**Objective:** Retype only what runs from the beginning of the data through the line with "0.0046, 0.0024, 0.00328]"; please omit the pictures and keep every line exact.
-----
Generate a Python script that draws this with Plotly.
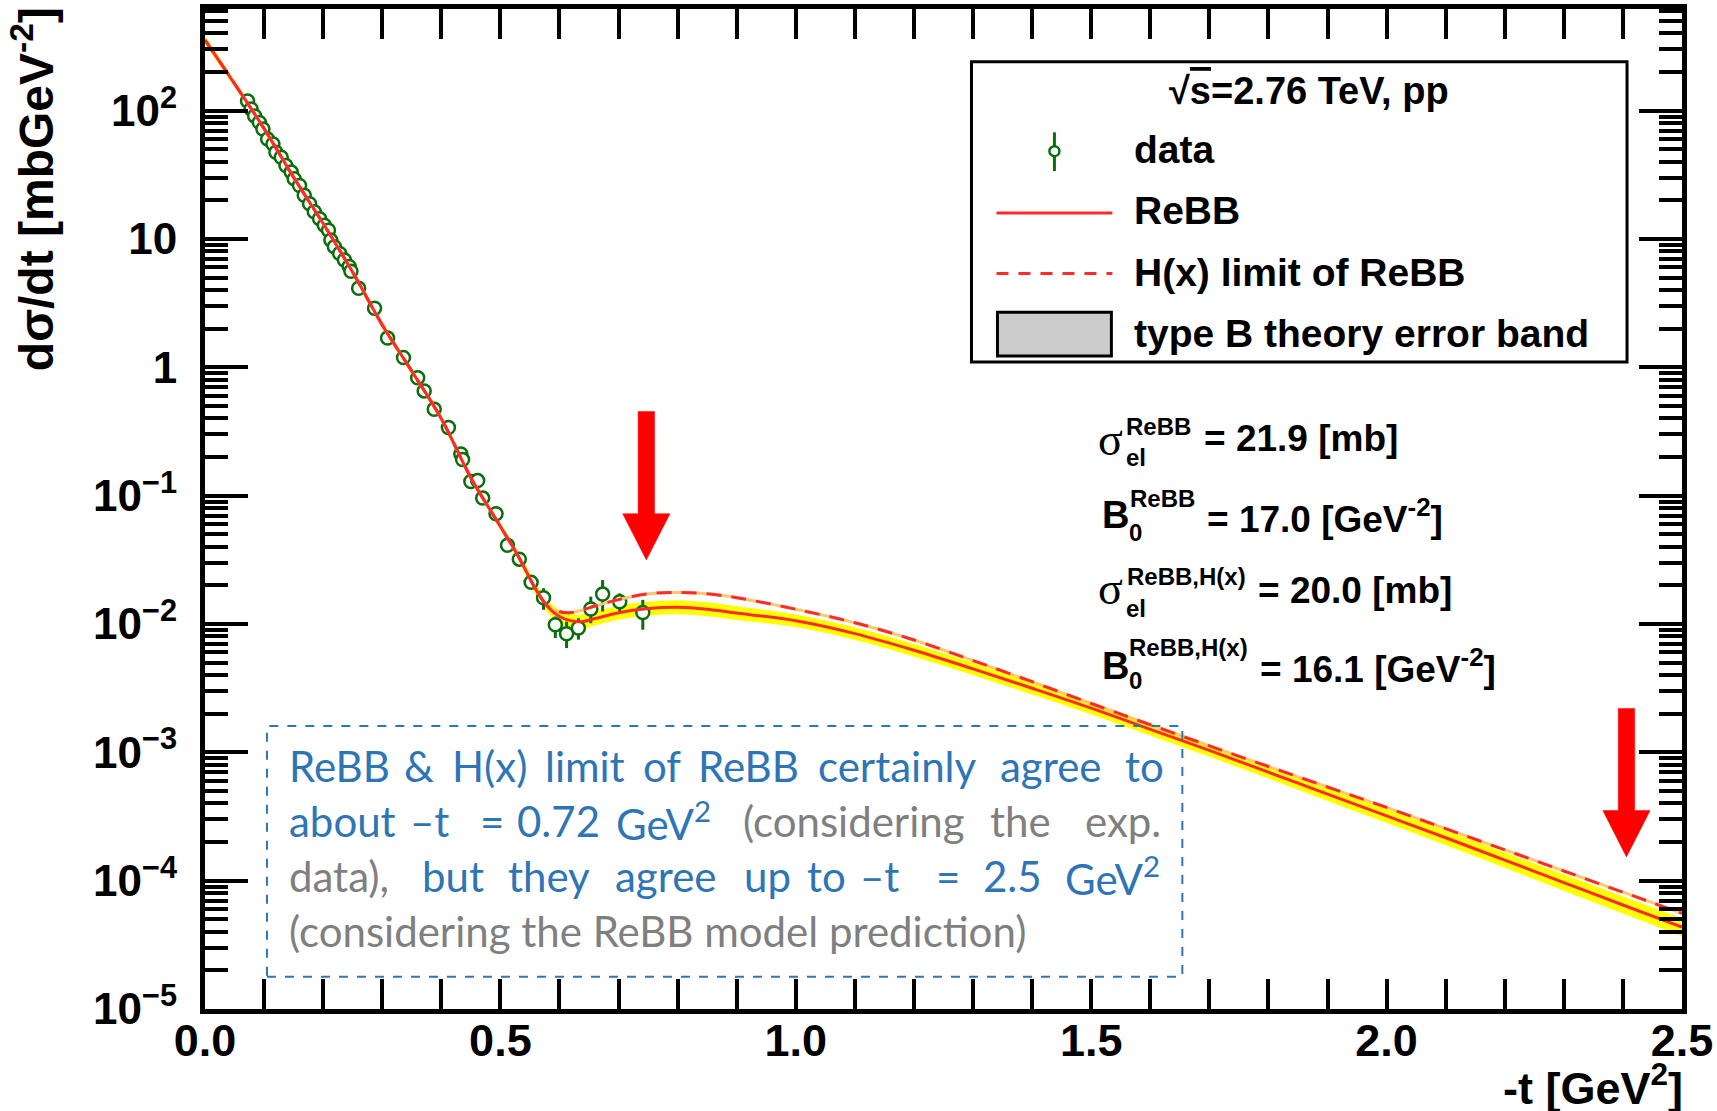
import numpy as np
import plotly.graph_objects as go

# ---------------- data ----------------
t_data = [0.072, 0.078, 0.084, 0.092, 0.098, 0.106, 0.115, 0.120, 0.129, 0.137,
          0.146, 0.151, 0.160, 0.168, 0.177, 0.185, 0.194, 0.202, 0.209, 0.213,
          0.219, 0.228, 0.236, 0.244, 0.247, 0.260, 0.287, 0.309, 0.336, 0.360,
          0.371, 0.388, 0.412, 0.433, 0.436, 0.450, 0.4615, 0.470, 0.4926, 0.512,
          0.532, 0.552, 0.573, 0.593, 0.612, 0.632, 0.653, 0.673, 0.702, 0.741]
dsdt_data = [119, 103, 91, 81, 72, 60, 55, 47.4, 43.4, 37.3,
             33.2, 29.4, 26.1, 21.9, 18.8, 16.3, 14.4, 12.8, 11.7, 9.8,
             8.7, 7.7, 6.86, 6.1, 5.6, 4.13, 2.89, 1.69, 1.19, 0.83,
             0.655, 0.471, 0.34, 0.211, 0.191, 0.129, 0.131, 0.0957, 0.0723, 0.0411,
             0.032, 0.0211, 0.016, 0.00987, 0.0084, 0.0093, 0.0131, 0.0171, 0.0149, 0.0123]
err_up = [2.4, 2.1, 1.8, 1.6, 1.4, 1.2, 1.1, 0.95, 0.87, 0.75,
          0.66, 0.59, 0.52, 0.44, 0.38, 0.33, 0.29, 0.26, 0.23, 0.2,
          0.17, 0.15, 0.14, 0.12, 0.11, 0.08, 0.06, 0.034, 0.024, 0.017,
          0.013, 0.0095, 0.007, 0.0045, 0.004, 0.0028, 0.0028, 0.0022, 0.0018, 0.0012,
          0.0022, 0.0022, 0.0030, 0.00156, 0.00205, 0.00179, 0.00323, 0.0049, 0.00244, 0.00312]
err_dn = [2.4, 2.1, 1.8, 1.6, 1.4, 1.2, 1.1, 0.95, 0.87, 0.75,
          0.66, 0.59, 0.52, 0.44, 0.38, 0.33, 0.29, 0.26, 0.23, 0.2,
          0.17, 0.15, 0.14, 0.12, 0.11, 0.08, 0.06, 0.034, 0.024, 0.017,
          0.013, 0.0095, 0.007, 0.0045, 0.004, 0.0028, 0.0028, 0.0022, 0.0018, 0.0012,
          0.0022, 0.0022, 0.0031, 0.00211, 0.00191, 0.00175, 0.00296, 0.0046, 0.0024, 0.00328]

t_model = [0.0, 0.05, 0.10, 0.15, 0.20, 0.25, 0.30, 0.35, 0.40, 0.45,
           0.50, 0.53, 0.56, 0.58, 0.60, 0.62, 0.64, 0.66, 0.70, 0.75,
           0.80, 0.85, 0.90, 1.00, 1.10, 1.20, 1.30, 1.40, 1.50, 1.60,
           1.70, 1.80, 1.90, 2.00, 2.10, 2.20, 2.30, 2.40, 2.50]
rebb = [355, 162, 72.4, 30.2, 13.2, 5.50, 2.14, 0.933, 0.398, 0.138,
        0.0575, 0.0339, 0.0186, 0.01365, 0.01143, 0.01057, 0.01047, 0.01102, 0.01225, 0.01318,
        0.01349, 0.01303, 0.01216, 0.01059, 0.00841, 0.00624, 0.00447, 0.00316, 0.00221, 0.00151,
        0.001035, 7.0e-4, 4.73e-4, 3.20e-4, 2.16e-4, 1.445e-4, 9.66e-5, 6.46e-5, 4.34e-5]
rebb_hx = [355, 162, 72.4, 30.2, 13.2, 5.50, 2.14, 0.933, 0.398, 0.138,
           0.0575, 0.0339, 0.0186, 0.0138, 0.01245, 0.0123, 0.01288, 0.0138, 0.01549, 0.01718,
           0.01758, 0.01718, 0.01603, 0.01303, 0.01023, 0.0075, 0.00519, 0.00355, 0.0024, 0.00164,
           0.001122, 7.76e-4, 5.37e-4, 3.72e-4, 2.54e-4, 1.74e-4, 1.19e-4, 8.13e-5, 5.57e-5]
# half width of the yellow type-B band, in decades
band_dex = [0.03, 0.02, 0.02, 0.02, 0.02, 0.02, 0.02, 0.02, 0.02, 0.02,
            0.02, 0.03, 0.04, 0.045, 0.05, 0.05, 0.05, 0.05, 0.05, 0.05,
            0.05, 0.05, 0.05, 0.045, 0.045, 0.045, 0.045, 0.045, 0.045, 0.045,
            0.045, 0.045, 0.05, 0.05, 0.053, 0.056, 0.06, 0.063, 0.066]

y_ticks = [1e-5, 1e-4, 1e-3, 1e-2, 1e-1, 1, 10, 100]
y_ticktext = ["10<sup>\u22125</sup>", "10<sup>\u22124</sup>", "10<sup>\u22123</sup>",
              "10<sup>\u22122</sup>", "10<sup>\u22121</sup>", "1", "10", "10<sup>2</sup>"]
x_ticks = [0.0, 0.5, 1.0, 1.5, 2.0, 2.5]
x_ticktext = ["0.0", "0.5", "1.0", "1.5", "2.0", "2.5"]

# arrows: (center t, shaft top, head base, tip)
arrows = [(0.747, 0.452, 0.0723, 0.0315), (2.406, 2.20e-3, 3.52e-4, 1.53e-4)]

# ---------------- figure ----------------
W, H = 1717, 1111
PL, PR, PT, PB = 205, 1683, 4, 1009.5
YRANGE = [-5, 2.792]


def fx(px):
    return (px - PL) / (PR - PL)


def fy(py):
    return (PB - py) / (PB - PT)


RED = "#ff2a2a"
GREEN = "#0a6e0a"
BLUE = "#2E75B6"
GRAY = "#7F7F7F"
HELV = "Liberation Sans, Arial, sans-serif"
NARROW = "Liberation Sans Narrow, Liberation Sans, Arial, sans-serif"

rebb_a = np.array(rebb)
bw = np.array(band_dex)
band_hi = rebb_a * 10 ** bw
band_lo = rebb_a * 10 ** (-bw)

fig = go.Figure()

# yellow band
fig.add_trace(go.Scatter(x=t_model, y=band_lo, mode="lines", line=dict(color="#ffff00", width=1, shape="spline"),
                         hoverinfo="skip", showlegend=False))
fig.add_trace(go.Scatter(x=t_model, y=band_hi, mode="lines", line=dict(color="#ffff00", width=1, shape="spline"),
                         fill="tonexty", fillcolor="#ffff00", hoverinfo="skip", showlegend=False))

# data
fig.add_trace(go.Scatter(
    x=t_data, y=dsdt_data, mode="markers",
    marker=dict(symbol="circle", size=13, color="white", line=dict(color=GREEN, width=2.5)),
    error_y=dict(type="data", array=err_up, arrayminus=err_dn, color=GREEN, thickness=3, width=0),
    hoverinfo="skip", showlegend=False))

# H(x) limit (dashed, with light orange underlay)
fig.add_trace(go.Scatter(x=t_model, y=rebb_hx, mode="lines",
                         line=dict(color="#ffc870", width=3, shape="spline"),
                         hoverinfo="skip", showlegend=False))
fig.add_trace(go.Scatter(x=t_model, y=rebb_hx, mode="lines",
                         line=dict(color=RED, width=3, dash="15px,10px", shape="spline"),
                         hoverinfo="skip", showlegend=False))
# ReBB
fig.add_trace(go.Scatter(x=t_model, y=rebb, mode="lines",
                         line=dict(color=RED, width=3, shape="spline"),
                         hoverinfo="skip", showlegend=False))

# red arrows
SHAFT_HW, HEAD_HW = 0.0139, 0.040
for tc, top, base, tip in arrows:
    xs = [tc - SHAFT_HW, tc + SHAFT_HW, tc + SHAFT_HW, tc + HEAD_HW, tc, tc - HEAD_HW, tc - SHAFT_HW, tc - SHAFT_HW]
    ys = [top, top, base, base, tip, base, base, top]
    fig.add_trace(go.Scatter(x=xs, y=ys, mode="lines", fill="toself", fillcolor="#ff0000",
                             line=dict(color="#ff0000", width=0.5), hoverinfo="skip", showlegend=False))

# invisible trace so that the minor-tick overlay axis gets drawn
fig.add_trace(go.Scatter(x=[None], y=[None], yaxis="y2", mode="lines", hoverinfo="skip", showlegend=False))

minor_y = [m * 10.0 ** e for e in range(-5, 3) for m in range(2, 10)]
minor_x = [round(0.1 * k, 2) for k in range(1, 25) if k % 5 != 0]

fig.update_layout(
    width=W, height=H,
    margin=dict(l=PL, r=W - PR, t=PT, b=H - PB),
    paper_bgcolor="white", plot_bgcolor="white",
    xaxis=dict(range=[0, 2.5], tickmode="array", tickvals=x_ticks, ticktext=x_ticktext,
               ticks="inside", ticklen=30, tickwidth=4, tickcolor="black",
               showline=True, linewidth=5, linecolor="black", mirror="allticks",
               showgrid=False, zeroline=False, ticklabelstandoff=-12,
               tickfont=dict(family=HELV, size=45, color="black", weight="bold"),
               minor=dict(tickmode="array", tickvals=minor_x, ticks="inside", ticklen=15, tickwidth=4,
                          tickcolor="black", showgrid=False)),
    yaxis=dict(type="log", range=YRANGE, tickmode="array", tickvals=y_ticks, ticktext=y_ticktext,
               ticks="inside", ticklen=43, tickwidth=4, tickcolor="black",
               showline=True, linewidth=5, linecolor="black", mirror="allticks",
               showgrid=False, zeroline=False, ticklabelstandoff=14,
               tickfont=dict(family=NARROW, size=44, color="black", weight="bold")),
    yaxis2=dict(type="log", range=YRANGE, overlaying="y", side="left", tickmode="array", tickvals=minor_y,
                showticklabels=False, ticks="inside", ticklen=23, tickwidth=4, tickcolor="black",
                showline=False, mirror="ticks", showgrid=False, zeroline=False),
)

shapes = []
annos = []


def txt(text, x, y, size, family=HELV, color="black", xanchor="left", yanchor="middle", bold=True, angle=0):
    annos.append(dict(text=text, x=fx(x), y=fy(y), xref="paper", yref="paper", showarrow=False,
                      xanchor=xanchor, yanchor=yanchor, textangle=angle,
                      font=dict(family=family, size=size, color=color, weight="bold" if bold else "normal")))


# axis titles
txt("d\u03c3/dt [mbGeV<sup>-2</sup>]", 33, 0, 48, xanchor="center", yanchor="top", angle=-90)
txt("-t [GeV<sup>2</sup>]", 1686, 1086, 45, xanchor="right")

# legend box
shapes.append(dict(type="rect", xref="paper", yref="paper", x0=fx(972), x1=fx(1628), y0=fy(359), y1=fy(57),
                   line=dict(color="black", width=3), fillcolor="white", layer="below"))
txt("\u221a<span style='text-decoration:overline'>s</span>=2.76 TeV, pp", 1310, 86, 38, xanchor="center")
# data symbol
shapes.append(dict(type="line", xref="paper", yref="paper", x0=fx(1055), x1=fx(1055), y0=fy(128), y1=fy(167),
                   line=dict(color=GREEN, width=3)))
shapes.append(dict(type="circle", xref="paper", yref="paper", x0=fx(1050), x1=fx(1060), y0=fy(152), y1=fy(142),
                   line=dict(color=GREEN, width=2.5), fillcolor="white"))
txt("data", 1133, 145, 39)
shapes.append(dict(type="line", xref="paper", yref="paper", x0=fx(997), x1=fx(1113), y0=fy(209), y1=fy(209),
                   line=dict(color=RED, width=3)))
txt("ReBB", 1133, 207, 39)
shapes.append(dict(type="line", xref="paper", yref="paper", x0=fx(997), x1=fx(1113), y0=fy(270), y1=fy(270),
                   line=dict(color=RED, width=3, dash="12px,10px")))
txt("H(x) limit of ReBB", 1133, 269, 39)
shapes.append(dict(type="rect", xref="paper", yref="paper", x0=fx(998), x1=fx(1112), y0=fy(353), y1=fy(309),
                   line=dict(color="black", width=3), fillcolor="#cccccc"))
txt("type B theory error band", 1133, 330, 39)

# parameter annotations
SERIF = "Liberation Serif, DejaVu Serif, serif"
SUP = 24
# sigma_el^ReBB
txt("\u03c3", 1097, 437, 46, family=SERIF, bold=False)
txt("ReBB", 1125, 424, SUP)
txt("el", 1125, 455, SUP)
txt("= 21.9 [mb]", 1203, 436, 37)
# B0^ReBB
txt("B", 1101, 513, 38)
txt("ReBB", 1129, 496, SUP)
txt("0", 1128, 530, SUP)
txt("= 17.0 [GeV<sup>-2</sup>]", 1206, 514, 37)
# sigma_el^ReBB,H(x)
txt("\u03c3", 1097, 587, 46, family=SERIF, bold=False)
txt("ReBB,H(x)", 1126, 575, SUP)
txt("el", 1125, 607, SUP)
txt("= 20.0 [mb]", 1257, 589, 37)
# B0^ReBB,H(x)
txt("B", 1101, 665, 38)
txt("ReBB,H(x)", 1128, 646, SUP)
txt("0", 1128, 679, SUP)
txt("= 16.1 [GeV<sup>-2</sup>]", 1259, 665, 37)

# dashed comment box
shapes.append(dict(type="rect", xref="paper", yref="paper", x0=fx(267), x1=fx(1183), y0=fy(977), y1=fy(725),
                   line=dict(color=BLUE, width=2, dash="dash"), fillcolor="rgba(0,0,0,0)"))
CAL = "Lato, Carlito, Noto Sans, sans-serif"
FS = 42
lines = [
    (765, [("ReBB", 287, BLUE), ("&", 402, BLUE), ("H(x)", 450, BLUE), ("limit", 543, BLUE), ("of", 641, BLUE),
           ("ReBB", 696, BLUE), ("certainly", 816, BLUE), ("agree", 999, BLUE), ("to", 1124, BLUE)]),
    (820, [("about", 287, BLUE), ("\u2013t", 408, BLUE), ("=", 478, BLUE), ("0.72", 515, BLUE),
           ("GeV<sup>2</sup>", 614, BLUE), ("(considering", 741, GRAY), ("the", 989, GRAY), ("exp.", 1084, GRAY)]),
    (876, [("data),", 287, GRAY), ("but", 420, BLUE), ("they", 506, BLUE), ("agree", 613, BLUE), ("up", 742, BLUE),
           ("to", 805, BLUE), ("\u2013t", 858, BLUE), ("=", 934, BLUE), ("2.5", 982, BLUE),
           ("GeV<sup>2</sup>", 1064, BLUE)]),
    (931, [("(considering the ReBB model prediction)", 287, GRAY)]),
]
for yc, words in lines:
    for w, xw, col in words:
        txt(w, xw, yc, FS, family=CAL, color=col, bold=False)

fig.update_layout(shapes=shapes, annotations=annos)
fig.write_html("out.html")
-----
**The response:**
Generate a Python script that draws this with Plotly.
import numpy as np
import plotly.graph_objects as go

# ---------------- data ----------------
t_data = [0.072, 0.078, 0.084, 0.092, 0.098, 0.106, 0.115, 0.120, 0.129, 0.137,
          0.146, 0.151, 0.160, 0.168, 0.177, 0.185, 0.194, 0.202, 0.209, 0.213,
          0.219, 0.228, 0.236, 0.244, 0.247, 0.260, 0.287, 0.309, 0.336, 0.360,
          0.371, 0.388, 0.412, 0.433, 0.436, 0.450, 0.4615, 0.470, 0.4926, 0.512,
          0.532, 0.552, 0.573, 0.593, 0.612, 0.632, 0.653, 0.673, 0.702, 0.741]
dsdt_data = [119, 103, 91, 81, 72, 60, 55, 47.4, 43.4, 37.3,
             33.2, 29.4, 26.1, 21.9, 18.8, 16.3, 14.4, 12.8, 11.7, 9.8,
             8.7, 7.7, 6.86, 6.1, 5.6, 4.13, 2.89, 1.69, 1.19, 0.83,
             0.655, 0.471, 0.34, 0.211, 0.191, 0.129, 0.131, 0.0957, 0.0723, 0.0411,
             0.032, 0.0211, 0.016, 0.00987, 0.0084, 0.0093, 0.0131, 0.0171, 0.0149, 0.0123]
err_up = [2.4, 2.1, 1.8, 1.6, 1.4, 1.2, 1.1, 0.95, 0.87, 0.75,
          0.66, 0.59, 0.52, 0.44, 0.38, 0.33, 0.29, 0.26, 0.23, 0.2,
          0.17, 0.15, 0.14, 0.12, 0.11, 0.08, 0.06, 0.034, 0.024, 0.017,
          0.013, 0.0095, 0.007, 0.0045, 0.004, 0.0028, 0.0028, 0.0022, 0.0018, 0.0012,
          0.0022, 0.0022, 0.0030, 0.00156, 0.00205, 0.00179, 0.00323, 0.0049, 0.00244, 0.00312]
err_dn = [2.4, 2.1, 1.8, 1.6, 1.4, 1.2, 1.1, 0.95, 0.87, 0.75,
          0.66, 0.59, 0.52, 0.44, 0.38, 0.33, 0.29, 0.26, 0.23, 0.2,
          0.17, 0.15, 0.14, 0.12, 0.11, 0.08, 0.06, 0.034, 0.024, 0.017,
          0.013, 0.0095, 0.007, 0.0045, 0.004, 0.0028, 0.0028, 0.0022, 0.0018, 0.0012,
          0.0022, 0.0022, 0.0031, 0.00211, 0.00191, 0.00175, 0.00296, 0.0046, 0.0024, 0.00328]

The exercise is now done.